§ **CHALLENGE**
The lines to print start at the one containing "The picture is" and end at the one containing "const legendMidPx = 68;"; print them exactly, ends included, and only them.

§ **PROVIDED DATA**
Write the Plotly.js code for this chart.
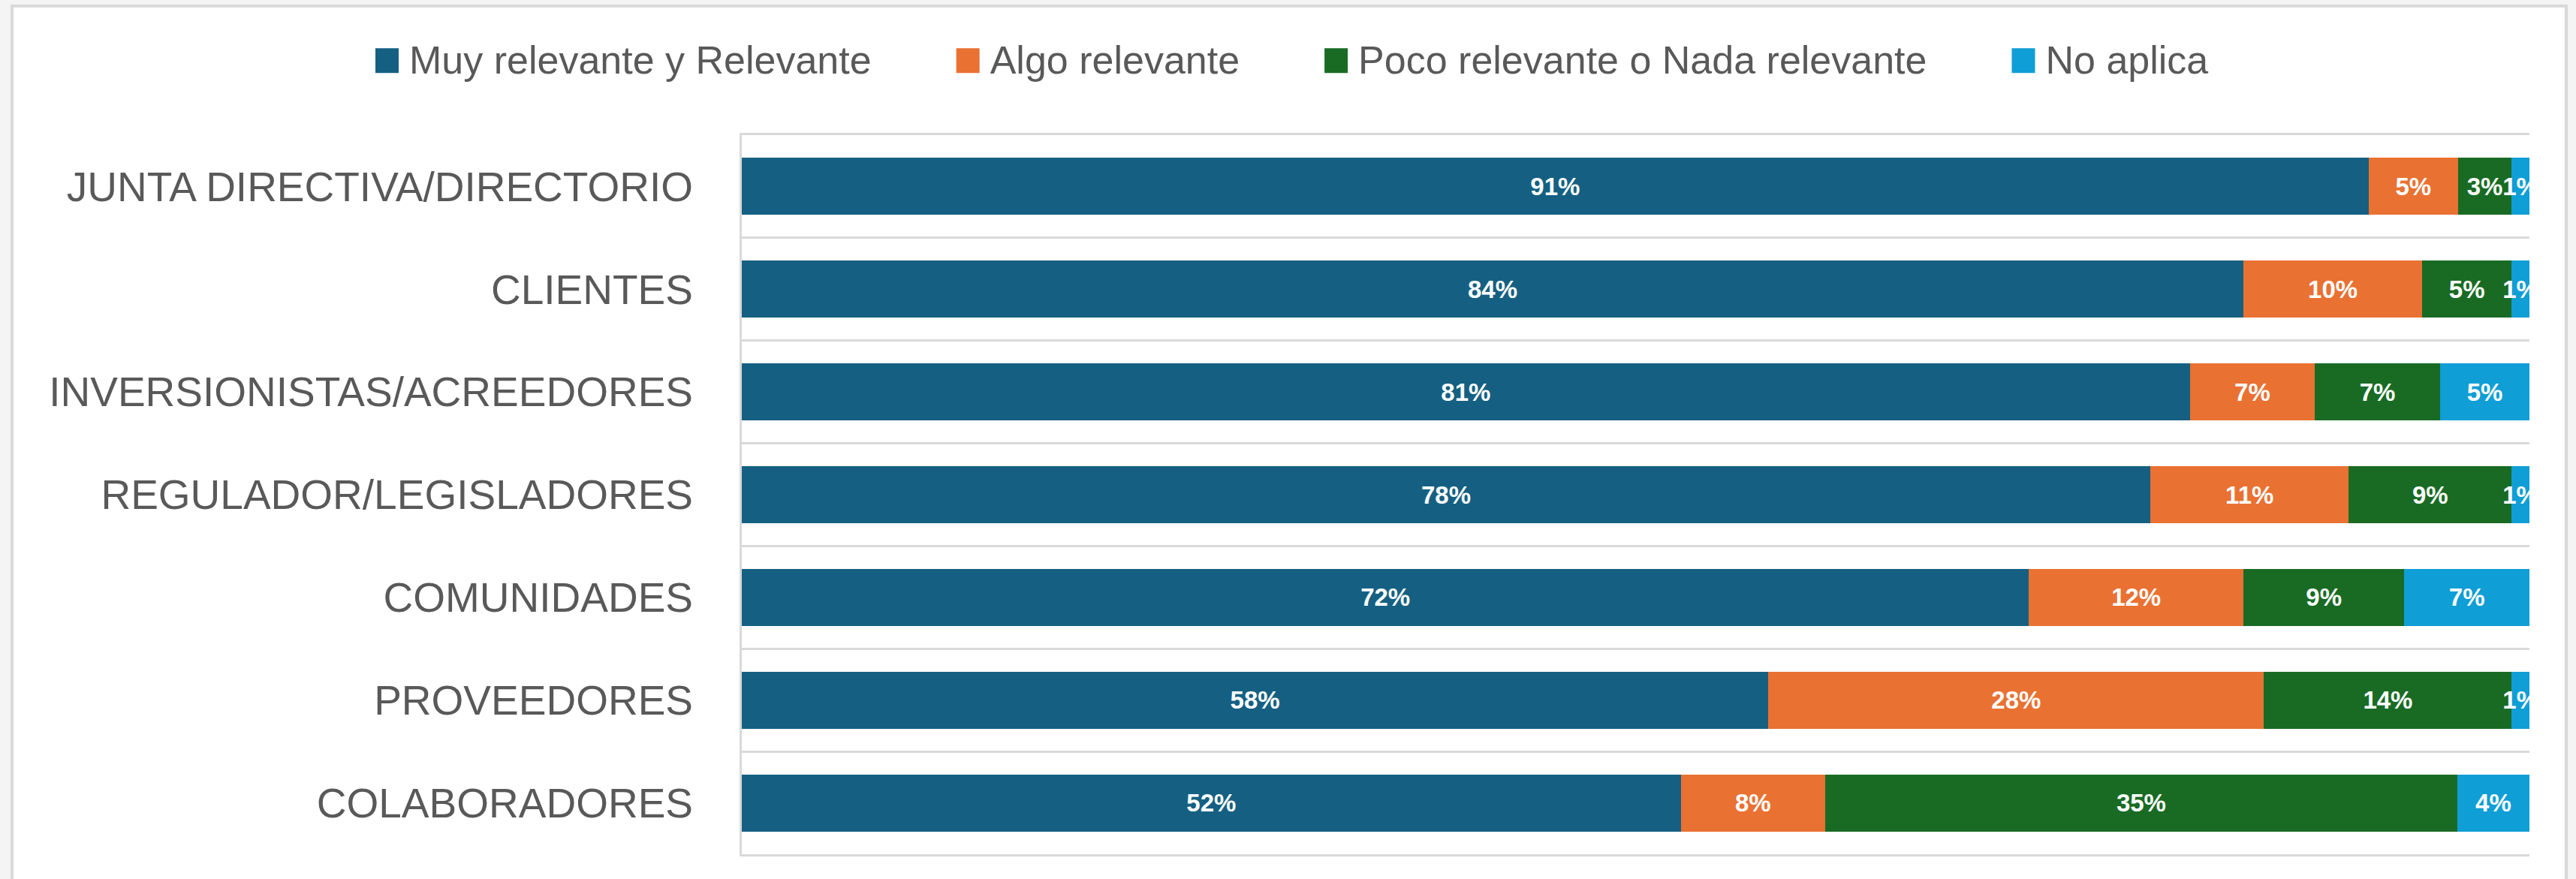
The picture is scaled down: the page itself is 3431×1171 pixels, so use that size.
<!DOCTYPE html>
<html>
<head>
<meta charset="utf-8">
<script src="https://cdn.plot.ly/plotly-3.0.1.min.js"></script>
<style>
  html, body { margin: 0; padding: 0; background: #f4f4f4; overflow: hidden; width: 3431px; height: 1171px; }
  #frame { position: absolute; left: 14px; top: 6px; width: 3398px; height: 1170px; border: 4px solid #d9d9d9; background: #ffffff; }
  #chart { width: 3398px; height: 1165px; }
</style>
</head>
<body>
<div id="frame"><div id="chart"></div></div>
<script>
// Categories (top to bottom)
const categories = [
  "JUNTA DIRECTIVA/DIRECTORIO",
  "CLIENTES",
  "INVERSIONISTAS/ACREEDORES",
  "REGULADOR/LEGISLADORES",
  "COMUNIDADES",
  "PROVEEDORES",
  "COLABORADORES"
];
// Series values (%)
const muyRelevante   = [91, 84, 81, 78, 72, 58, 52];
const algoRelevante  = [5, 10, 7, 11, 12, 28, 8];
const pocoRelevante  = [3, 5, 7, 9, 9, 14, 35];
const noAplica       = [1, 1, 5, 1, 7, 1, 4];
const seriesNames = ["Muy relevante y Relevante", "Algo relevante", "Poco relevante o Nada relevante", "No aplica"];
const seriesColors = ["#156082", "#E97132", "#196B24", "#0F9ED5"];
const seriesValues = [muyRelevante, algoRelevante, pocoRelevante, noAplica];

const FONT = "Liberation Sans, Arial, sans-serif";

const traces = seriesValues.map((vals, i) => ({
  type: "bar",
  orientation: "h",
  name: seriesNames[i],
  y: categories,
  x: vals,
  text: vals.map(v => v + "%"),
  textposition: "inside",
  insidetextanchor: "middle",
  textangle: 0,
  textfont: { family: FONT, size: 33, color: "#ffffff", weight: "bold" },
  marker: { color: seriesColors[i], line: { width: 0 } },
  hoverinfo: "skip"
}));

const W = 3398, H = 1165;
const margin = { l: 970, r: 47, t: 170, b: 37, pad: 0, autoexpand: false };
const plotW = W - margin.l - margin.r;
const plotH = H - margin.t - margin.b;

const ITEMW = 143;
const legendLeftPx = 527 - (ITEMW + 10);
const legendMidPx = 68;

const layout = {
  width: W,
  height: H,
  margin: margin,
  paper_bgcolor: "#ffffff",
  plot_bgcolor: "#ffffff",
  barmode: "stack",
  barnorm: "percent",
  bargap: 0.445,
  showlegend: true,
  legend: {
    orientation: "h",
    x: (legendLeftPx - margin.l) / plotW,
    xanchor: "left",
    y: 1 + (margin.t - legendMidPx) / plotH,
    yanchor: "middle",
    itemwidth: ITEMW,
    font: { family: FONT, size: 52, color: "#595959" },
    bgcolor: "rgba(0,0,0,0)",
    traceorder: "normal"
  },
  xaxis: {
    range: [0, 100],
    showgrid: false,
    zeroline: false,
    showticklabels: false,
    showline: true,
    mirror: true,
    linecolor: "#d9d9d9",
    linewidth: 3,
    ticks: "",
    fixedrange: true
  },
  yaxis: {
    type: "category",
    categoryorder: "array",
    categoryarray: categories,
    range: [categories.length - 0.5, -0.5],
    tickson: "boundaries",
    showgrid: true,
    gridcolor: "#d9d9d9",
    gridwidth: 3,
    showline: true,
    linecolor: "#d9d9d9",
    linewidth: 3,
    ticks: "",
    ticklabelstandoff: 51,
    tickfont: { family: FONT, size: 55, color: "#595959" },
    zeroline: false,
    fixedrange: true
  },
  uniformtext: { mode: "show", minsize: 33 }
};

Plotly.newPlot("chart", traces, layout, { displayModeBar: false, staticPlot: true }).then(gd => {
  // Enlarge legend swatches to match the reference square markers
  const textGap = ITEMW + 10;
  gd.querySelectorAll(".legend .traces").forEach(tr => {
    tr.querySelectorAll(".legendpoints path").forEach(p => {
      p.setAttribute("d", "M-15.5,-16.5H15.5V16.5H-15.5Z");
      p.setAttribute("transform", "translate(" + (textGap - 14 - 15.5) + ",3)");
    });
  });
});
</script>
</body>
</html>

* * *

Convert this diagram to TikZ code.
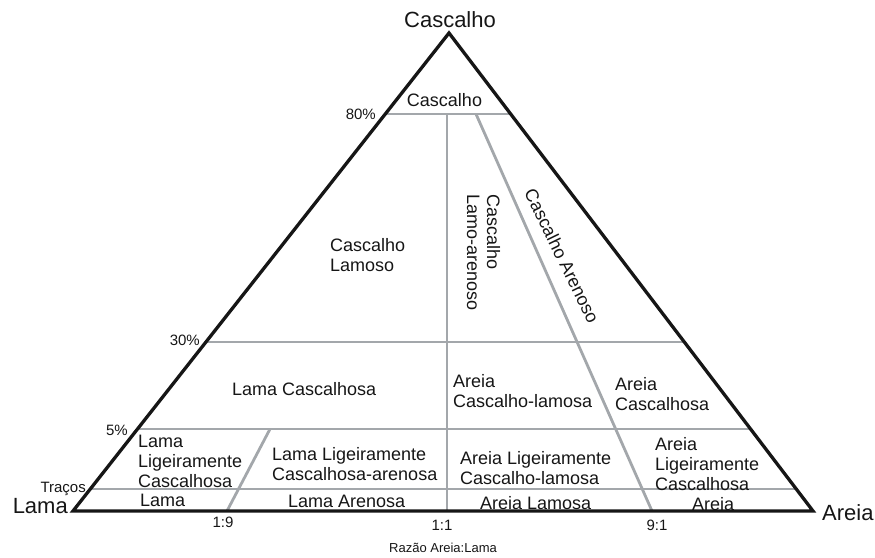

§ **CORRECT RESPONSE**
The picture is scaled down: the page itself is 3431×1171 pixels, so use that size.
<!DOCTYPE html>
<html>
<head>
<meta charset="utf-8">
<script src="https://cdn.plot.ly/plotly-3.0.1.min.js"></script>
<style>
  html, body { margin: 0; padding: 0; background: #f4f4f4; overflow: hidden; width: 3431px; height: 1171px; }
  #frame { position: absolute; left: 14px; top: 6px; width: 3398px; height: 1170px; border: 4px solid #d9d9d9; background: #ffffff; }
  #chart { width: 3398px; height: 1165px; }
</style>
</head>
<body>
<div id="frame"><div id="chart"></div></div>
<script>
// Categories (top to bottom)
const categories = [
  "JUNTA DIRECTIVA/DIRECTORIO",
  "CLIENTES",
  "INVERSIONISTAS/ACREEDORES",
  "REGULADOR/LEGISLADORES",
  "COMUNIDADES",
  "PROVEEDORES",
  "COLABORADORES"
];
// Series values (%)
const muyRelevante   = [91, 84, 81, 78, 72, 58, 52];
const algoRelevante  = [5, 10, 7, 11, 12, 28, 8];
const pocoRelevante  = [3, 5, 7, 9, 9, 14, 35];
const noAplica       = [1, 1, 5, 1, 7, 1, 4];
const seriesNames = ["Muy relevante y Relevante", "Algo relevante", "Poco relevante o Nada relevante", "No aplica"];
const seriesColors = ["#156082", "#E97132", "#196B24", "#0F9ED5"];
const seriesValues = [muyRelevante, algoRelevante, pocoRelevante, noAplica];

const FONT = "Liberation Sans, Arial, sans-serif";

const traces = seriesValues.map((vals, i) => ({
  type: "bar",
  orientation: "h",
  name: seriesNames[i],
  y: categories,
  x: vals,
  text: vals.map(v => v + "%"),
  textposition: "inside",
  insidetextanchor: "middle",
  textangle: 0,
  textfont: { family: FONT, size: 33, color: "#ffffff", weight: "bold" },
  marker: { color: seriesColors[i], line: { width: 0 } },
  hoverinfo: "skip"
}));

const W = 3398, H = 1165;
const margin = { l: 970, r: 47, t: 170, b: 37, pad: 0, autoexpand: false };
const plotW = W - margin.l - margin.r;
const plotH = H - margin.t - margin.b;

const ITEMW = 143;
const legendLeftPx = 527 - (ITEMW + 10);
const legendMidPx = 68;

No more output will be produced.